Last Thursday Cohen-Lipshitz contacted the authority again, with the names of 13 Eritrean asylum seekers being held against regulations, and demanded that they be released immediately.
“The Population and Immigration Authority continues to act in opposition to the law, while severely harming the right to freedom of many asylum seekers. Over a period of many weeks, the authority did not think to perform simple checks that should be expected of an authority in a law-abiding state. To the contrary, with one hand, the authority (was forced to) release individuals brought to its attention, while with the other, it continued to act against the law and detain individuals against its own regulations,” wrote Cohen-Lipshitz to Yossi Edelstein, head of enforcement and administration at the Population and Immigration Authority.
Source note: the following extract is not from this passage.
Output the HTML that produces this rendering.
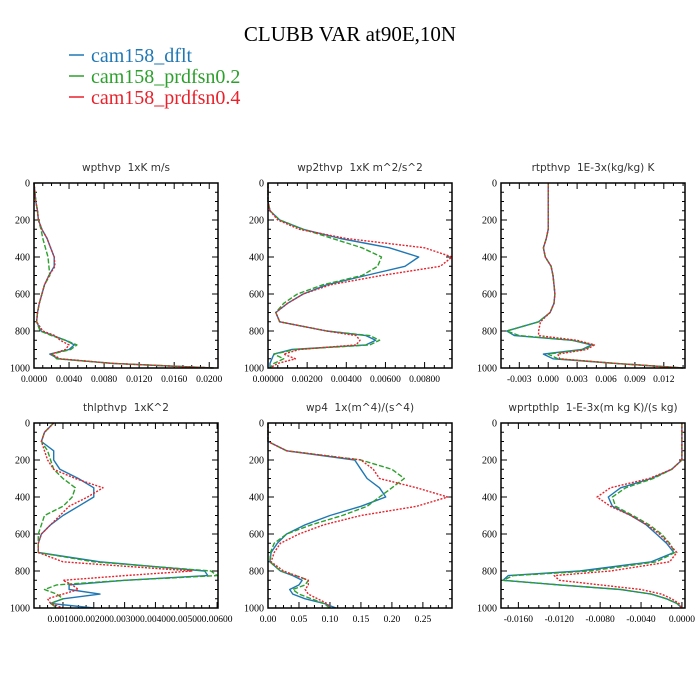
<!DOCTYPE html>
<html><head><meta charset="utf-8"><style>
html,body{margin:0;padding:0;background:#fff;width:700px;height:700px;overflow:hidden}
svg{display:block}
</style></head><body>
<svg id="chart" width="700" height="700" xmlns="http://www.w3.org/2000/svg">
<text x="350" y="41" text-anchor="middle" font-family="Liberation Serif, serif" font-size="21" fill="#000">CLUBB VAR at90E,10N</text>
<g>
<g><line x1="69" y1="55" x2="84" y2="55" stroke="#1f77b4" stroke-width="1.5"/><text x="91" y="62" font-family="Liberation Serif, serif" font-size="20" fill="#1f77b4">cam158_dflt</text></g>
<g><line x1="69" y1="76" x2="84" y2="76" stroke="#2ca02c" stroke-width="1.5"/><text x="91" y="83" font-family="Liberation Serif, serif" font-size="20" fill="#2ca02c">cam158_prdfsn0.2</text></g>
<g><line x1="69" y1="97" x2="84" y2="97" stroke="#e8212b" stroke-width="1.5"/><text x="91" y="104" font-family="Liberation Serif, serif" font-size="20" fill="#e8212b">cam158_prdfsn0.4</text></g>
</g>
</svg>
<script>
const levels=[0,50,100,150,200,250,300,350,400,450,500,550,600,650,700,750,800,825,850,875,900,925,950,975,1000];
const seriesNames=["cam158_dflt","cam158_prdfsn0.2","cam158_prdfsn0.4"];
const titles=["wpthvp  1xK m/s","wp2thvp  1xK m^2/s^2","rtpthvp  1E-3x(kg/kg) K","thlpthvp  1xK^2","wp4  1x(m^4)/(s^4)","wprtpthlp  1-E-3x(m kg K)/(s kg)"];
const yTicks=[0,200,400,600,800,1000];
const xTicks=[[0,0.004,0.008,0.012,0.016,0.02],[0,0.002,0.004,0.006,0.008],[-0.003,0,0.003,0.006,0.009,0.012],[0.001,0.002,0.003,0.004,0.005,0.006],[0,0.05,0.1,0.15,0.2,0.25],[-0.016,-0.012,-0.008,-0.004,0]];
const xTickLabels=[["0.0000","0.0040","0.0080","0.0120","0.0160","0.0200"],["0.00000","0.00200","0.00400","0.00600","0.00800"],["-0.003","0.000","0.003","0.006","0.009","0.012"],["0.00100","0.00200","0.00300","0.00400","0.00500","0.00600"],["0.00","0.05","0.10","0.15","0.20","0.25"],["-0.0160","-0.0120","-0.0080","-0.0040","0.0000"]];
const xMinor=[0.001,0.0005,0.001,0.00025,0.0125,0.001];
const xRange=[[0,0.021],[0,0.0094],[-0.0049,0.0142],[0.00006,0.00603],[0,0.297],[-0.0177,0.0003]];
const p1Blue=[0,0.0001,0.0002,0.0004,0.0005,0.0009,0.0015,0.0019,0.0023,0.0023,0.0017,0.0012,0.0009,0.0006,0.0004,0.0003,0.0008,0.0022,0.0036,0.0046,0.0040,0.0018,0.0028,0.009,0.0205];
const p1Green=[0,0.0001,0.0002,0.0004,0.0005,0.0008,0.0010,0.0013,0.0016,0.0017,0.0018,0.0012,0.0009,0.0006,0.0004,0.0003,0.0007,0.0020,0.0036,0.0049,0.0042,0.0020,0.0026,0.009,0.0205];
const p1Red=[0,0.0001,0.0002,0.0004,0.0005,0.0009,0.0015,0.0019,0.0023,0.0024,0.0017,0.0012,0.0009,0.0006,0.0004,0.0003,0.0010,0.0024,0.0030,0.0040,0.0036,0.0020,0.0030,0.009,0.0205];
const p2Blue=[0,0,0,0.0001,0.0006,0.0018,0.0037,0.0062,0.0077,0.0070,0.0050,0.0030,0.0018,0.0010,0.0004,0.0006,0.0030,0.0050,0.0055,0.0050,0.0012,0.0003,0.0002,0.0001,0.0001];
const p2Green=[0,0,0,0.0001,0.0006,0.0018,0.0033,0.0048,0.0058,0.0056,0.0048,0.0028,0.0015,0.0008,0.0004,0.0006,0.0030,0.0052,0.0057,0.0052,0.0014,0.0003,0.0008,0.0003,0.0001];
const p2Red=[0,0,0,0.0001,0.0005,0.0016,0.0040,0.0080,0.0094,0.0088,0.0058,0.0032,0.0018,0.0010,0.0004,0.0006,0.0030,0.0045,0.0047,0.0045,0.0016,0.0008,0.0014,0.0005,0.0001];
const p3Blue=[0,0,0,0,0,0,-0.0002,-0.0005,-0.0003,0.0003,0.0005,0.0006,0.0007,0.0006,0.0002,-0.0010,-0.0043,-0.0035,0.0025,0.0045,0.0035,-0.0005,0.0005,0.007,0.014];
const p3Green=[0,0,0,0,0,0,-0.0002,-0.0005,-0.0003,0.0003,0.0005,0.0006,0.0007,0.0006,0.0002,-0.0010,-0.0043,-0.0030,0.0025,0.0047,0.0037,0.0000,0.0010,0.007,0.014];
const p3Red=[0,0,0,0,0,0,-0.0002,-0.0005,-0.0003,0.0003,0.0005,0.0006,0.0007,0.0006,0.0002,-0.0008,-0.0010,-0.0010,0.0030,0.0048,0.0040,0.0010,0.0012,0.007,0.014];
const p4Blue=[0.0007,0.0004,0.0003,0.0007,0.0007,0.0009,0.0015,0.0020,0.0020,0.0015,0.0010,0.0006,0.0003,0.0002,0.0002,0.0022,0.0056,0.0057,0.0030,0.0012,0.0012,0.0022,0.0010,0.0006,0.0020];
const p4Green=[0.0007,0.0004,0.0003,0.0005,0.0006,0.0007,0.0010,0.0014,0.0013,0.0010,0.0004,0.0003,0.0002,0.0002,0.0002,0.0020,0.0058,0.0060,0.0030,0.0008,0.0004,0.0008,0.0010,0.0006,0.0008];
const p4Red=[0.0007,0.0004,0.0003,0.0004,0.0005,0.0007,0.0014,0.0023,0.0018,0.0012,0.0009,0.0006,0.0003,0.0002,0.0002,0.0010,0.0052,0.0030,0.0010,0.0013,0.0015,0.0010,0.0005,0.0006,0.0010];
const p5Blue=[0,0,0,0.03,0.14,0.15,0.16,0.18,0.19,0.15,0.10,0.06,0.03,0.015,0.005,0.003,0.02,0.04,0.055,0.05,0.035,0.04,0.06,0.09,0.11];
const p5Green=[0,0,0,0.03,0.15,0.20,0.22,0.20,0.18,0.16,0.12,0.07,0.03,0.01,0.004,0.003,0.02,0.045,0.065,0.06,0.04,0.05,0.07,0.09,0.10];
const p5Red=[0,0,0,0.03,0.15,0.17,0.18,0.24,0.29,0.24,0.15,0.09,0.05,0.02,0.01,0.005,0.025,0.045,0.065,0.065,0.06,0.065,0.08,0.095,0.10];
const p6Blue=[0,0,0,0,0,-0.001,-0.003,-0.006,-0.0072,-0.0068,-0.005,-0.0035,-0.0025,-0.0015,-0.0008,-0.003,-0.010,-0.017,-0.0175,-0.012,-0.006,-0.003,-0.0015,-0.0005,0];
const p6Green=[0,0,0,0,0,-0.001,-0.0028,-0.0055,-0.0068,-0.0065,-0.0048,-0.0032,-0.0020,-0.0012,-0.0007,-0.0025,-0.009,-0.0165,-0.0175,-0.012,-0.006,-0.003,-0.0015,-0.0005,0];
const p6Red=[0,0,0,0,0,-0.001,-0.0032,-0.0070,-0.0083,-0.0070,-0.0050,-0.0034,-0.0022,-0.0013,-0.0005,-0.0012,-0.007,-0.0125,-0.012,-0.008,-0.004,-0.002,-0.001,-0.0003,0];
const panelData=[[p1Blue,p1Green,p1Red],[p2Blue,p2Green,p2Red],[p3Blue,p3Green,p3Red],[p4Blue,p4Green,p4Red],[p5Blue,p5Green,p5Red],[p6Blue,p6Green,p6Red]];

const NS="http://www.w3.org/2000/svg";
const svg=document.getElementById('chart');
const colors=["#1f77b4","#2ca02c","#e8212b"];
const dashes=["","5,2","2,1.5"];
const boxX=[34,268,501], boxY=[183,423], W=184, H=185;
function mk(tag,attrs,parent){const e=document.createElementNS(NS,tag);for(const k in attrs)e.setAttribute(k,attrs[k]);parent.appendChild(e);return e;}
for(let p=0;p<6;p++){
  const x0=boxX[p%3], y0=boxY[Math.floor(p/3)];
  const [xmin,xmax]=xRange[p];
  const sx=v=>x0+(v-xmin)/(xmax-xmin)*W;
  const sy=v=>y0+v/1000*H;
  const g=mk('g',{},svg);
  
  
  const t=mk('text',{x:x0+W/2,y:y0-12,'text-anchor':'middle','font-family':'DejaVu Sans, sans-serif','font-size':'10.5',fill:'#333'},g);
  t.textContent=titles[p].replace(/  /g,'\u00a0\u00a0');
  
  
  // y ticks
  for(let v=0;v<=1000;v+=50){
    const y=sy(v), major=v%200===0, L=major?6:3;
    mk('line',{x1:x0,x2:x0+L,y1:y,y2:y,stroke:'#000','stroke-width':1},g);
    mk('line',{x1:x0+W,x2:x0+W-L,y1:y,y2:y,stroke:'#000','stroke-width':1},g);
  }
  yTicks.forEach(v=>{const tl=mk('text',{x:x0-4,y:sy(v)+3.5,'text-anchor':'end','font-family':'Liberation Serif, serif','font-size':'10'},g);tl.textContent=v;
    
    });
  // x ticks
  const mn=xMinor[p];
  const start=Math.ceil((xmin-1e-12)/mn);
  for(let k=start;k*mn<=xmax+1e-12;k++){
    const v=k*mn, x=sx(v);
    const major=xTicks[p].some(tv=>Math.abs(tv-v)<mn*0.01), L=major?6:3;
    mk('line',{x1:x,x2:x,y1:y0,y2:y0+L,stroke:'#000','stroke-width':1},g);
    mk('line',{x1:x,x2:x,y1:y0+H,y2:y0+H-L,stroke:'#000','stroke-width':1},g);
  }
  xTicks[p].forEach((v,i)=>{const tl=mk('text',{x:sx(v),y:y0+H+14,'text-anchor':'middle','font-family':'Liberation Serif, serif','font-size':'9.5'},g);tl.textContent=xTickLabels[p][i];
    
    });
  // series
  panelData[p].forEach((arr,s)=>{
    const pts=arr.map((v,i)=>sx(v).toFixed(1)+','+sy(levels[i]).toFixed(1)).join(' ');
    const pl=mk('polyline',{points:pts,fill:'none',stroke:colors[s],'stroke-width':1.4,'stroke-dasharray':dashes[s],'stroke-linejoin':'round'},g);
    
    
  });
  const r=mk('rect',{x:x0,y:y0,width:W,height:H,fill:'none',stroke:'#000','stroke-width':1.5},g);
  
  
}
</script>
</body></html>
“The Authority’s conduct raises substantial suspicion that the individuals in question were released not because the authority recognized that it is subject to the law, but from a desire to evade public and judicial criticism,” added the attorney. “This is not the first time the authority has enacted a ‘revolving door’ policy that has harmed the basic rights of foreign citizens. In order to root out this problem at the source, I request that immediate action be taken to release all those who are being held in opposition to the criteria, and I ask yet again that the authority undertake every effort to ensure that this practice cease in the future.”
Rosin joined in criticizing the authority, stating that the issue will be discussed in her committee this week. “These repeated reports of asylum seekers being held against regulations determined by the population authority itself attests to the arbitrariness of their methods,” said Rosin. “I was just informed that 23 Eritreans being held against regulations were released after I filed a petition with the population authority, and I have also just learned that another 13 were ordered to the facility despite the fact that they, too, do not meet the criteria. This is additional proof that the government is being irresponsible with the basic rights of tens of thousands of asylum seekers within its borders.”
In response, the Population and Immigration Authority stated, “We will deal with these cases and investigate each one of them, as we do with every request. As with other requests filed by attorney Cohen-Lipshitz, if she is filing requests as their representative, she will be required to present the necessary documentation.”